You might be single. You might be partnered. You might be married. What you don't have are kids — by choice or by circumstance. The default inheritance rules were written assuming you do. They're a poor fit for what you actually want.
In Virginia and most states, the default inheritance rules — what happens if you have no plan — send your assets to your closest blood relatives. For people without kids, that often means siblings, then nieces and nephews, then more distant relatives you may not have seen in twenty years.
For some people, that's exactly right. For many others, the people who actually matter — a partner you never married, close friends, a chosen family, the nonprofit that gave your life meaning — get nothing.
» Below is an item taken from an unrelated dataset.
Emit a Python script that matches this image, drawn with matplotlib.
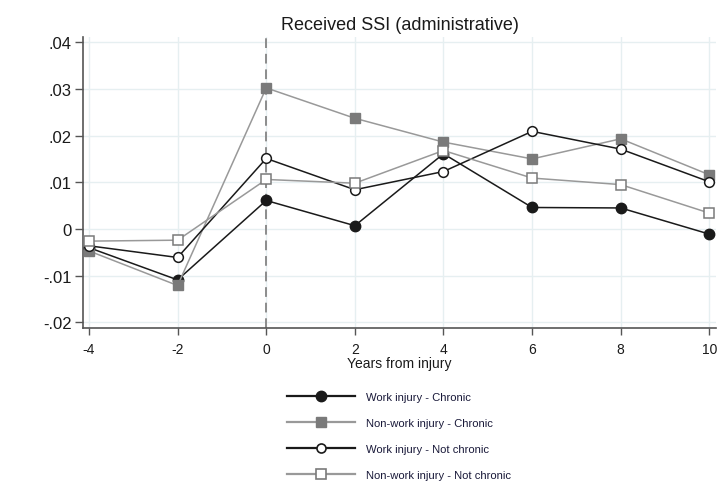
import matplotlib
matplotlib.use("Agg")
import matplotlib.pyplot as plt
from matplotlib.lines import Line2D

plt.rcParams['font.family'] = ['Liberation Sans', 'DejaVu Sans']

years = [-4, -2, 0, 2, 4, 6, 8, 10]
work_chronic = [-0.0040, -0.0109, 0.0061, 0.0007, 0.0161, 0.0046, 0.0045, -0.0011]
nonwork_chronic = [-0.0047, -0.0121, 0.0302, 0.0237, 0.0186, 0.0150, 0.0193, 0.0116]
work_notchronic = [-0.0036, -0.0061, 0.0151, 0.0084, 0.0123, 0.0209, 0.0171, 0.0101]
nonwork_notchronic = [-0.0026, -0.0024, 0.0106, 0.0098, 0.0168, 0.0109, 0.0095, 0.0034]

labels = ["Work injury - Chronic", "Non-work injury - Chronic",
          "Work injury - Not chronic", "Non-work injury - Not chronic"]
yticks = [-0.02, -0.01, 0, 0.01, 0.02, 0.03, 0.04]
yticklabels = ["-.02", "-.01", "0", ".01", ".02", ".03", ".04"]
xticks = [-4, -2, 0, 2, 4, 6, 8, 10]

fig = plt.figure(figsize=(7.18, 4.85), dpi=100)
ax = fig.add_axes([83/718, 1-329/485, (716-83)/718, (329-38)/485])

dark = '#1a1a1a'
grayl = '#999999'
graym = '#7a7a7a'

ax.axvline(0, color='#8c8c8c', lw=1.4, ls=(0, (5, 3)), zorder=1)

h1, = ax.plot(years, work_chronic, color=dark, lw=1.1, marker='o', ms=7.5,
              mfc=dark, mec=dark, zorder=3)
h2, = ax.plot(years, nonwork_chronic, color=grayl, lw=1.1, marker='s', ms=6.5,
              mfc=graym, mec=graym, zorder=3)
h3, = ax.plot(years, work_notchronic, color=dark, lw=1.1, marker='o', ms=7,
              mfc='white', mec=dark, mew=1.1, zorder=4)
h4, = ax.plot(years, nonwork_notchronic, color=grayl, lw=1.1, marker='s', ms=6.5,
              mfc='white', mec=graym, mew=1.1, zorder=4)

ax.set_xlim(-4.135, 10.15)
ax.set_ylim(-0.0212, 0.0411)
ax.set_xticks(xticks)
ax.set_xticklabels([str(x) for x in xticks])
ax.set_yticks(yticks)
ax.set_yticklabels(yticklabels)
ax.grid(True, color='#e6eff1', lw=1.0, zorder=0)
ax.set_axisbelow(True)

for s in ['top', 'right']:
    ax.spines[s].set_visible(False)
for s in ['left', 'bottom']:
    ax.spines[s].set_color('#555555')
    ax.spines[s].set_linewidth(1.2)

ax.tick_params(axis='y', labelsize=12, length=6, width=1, color='#555555',
               labelcolor='#1a1a1a', pad=2)
ax.tick_params(axis='x', labelsize=10, length=5, width=1, color='#555555',
               labelcolor='#1a1a1a', pad=5)
ax.set_xlabel("Years from injury", fontsize=10, color='#1a1a1a', labelpad=0)
ax.set_title("Received SSI (administrative)", fontsize=13, color='#1a1a1a', pad=6)

leg_handles = [
    Line2D([], [], color=dark, lw=1.6, marker='o', ms=7.5, mfc=dark, mec=dark),
    Line2D([], [], color=grayl, lw=1.6, marker='s', ms=6.5, mfc=graym, mec=graym),
    Line2D([], [], color=dark, lw=1.6, marker='o', ms=6.5, mfc='white', mec=dark, mew=1.2),
    Line2D([], [], color=grayl, lw=1.6, marker='s', ms=6.5, mfc='white', mec=graym, mew=1.2),
]
fig.legend(leg_handles, labels, loc='upper left', bbox_to_anchor=(287/718, 1-393/485),
           frameon=False, fontsize=8.1, handlelength=6.0, handletextpad=1.0,
           labelspacing=1.43, borderpad=0, borderaxespad=0, labelcolor='#1a1a3a')

fig.savefig("out.png", dpi=100, facecolor='white')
A plan lets you put that right. It also lets you make decisions about your own care that don't default to the same distant relatives, who would otherwise be the ones the court calls if you became incapacitated.
Without a healthcare directive and a power of attorney, the court will appoint someone — and the law has a default order. Naming the right person, in writing, is the single highest-leverage decision.
Friends, partners, godchildren, mentors, communities — the people who really matter often have no legal status. A well-drafted plan gives them the status you intend them to have.
When there's no obvious next-generation heir, charitable bequests often become a much bigger part of the plan. Done right, they can also reduce estate tax materially.
Plans for people without children put extra weight on incapacity decisions, chosen-family designations, and charitable structures. We also pay close attention to long-term care planning — there's often no obvious caregiver to default to.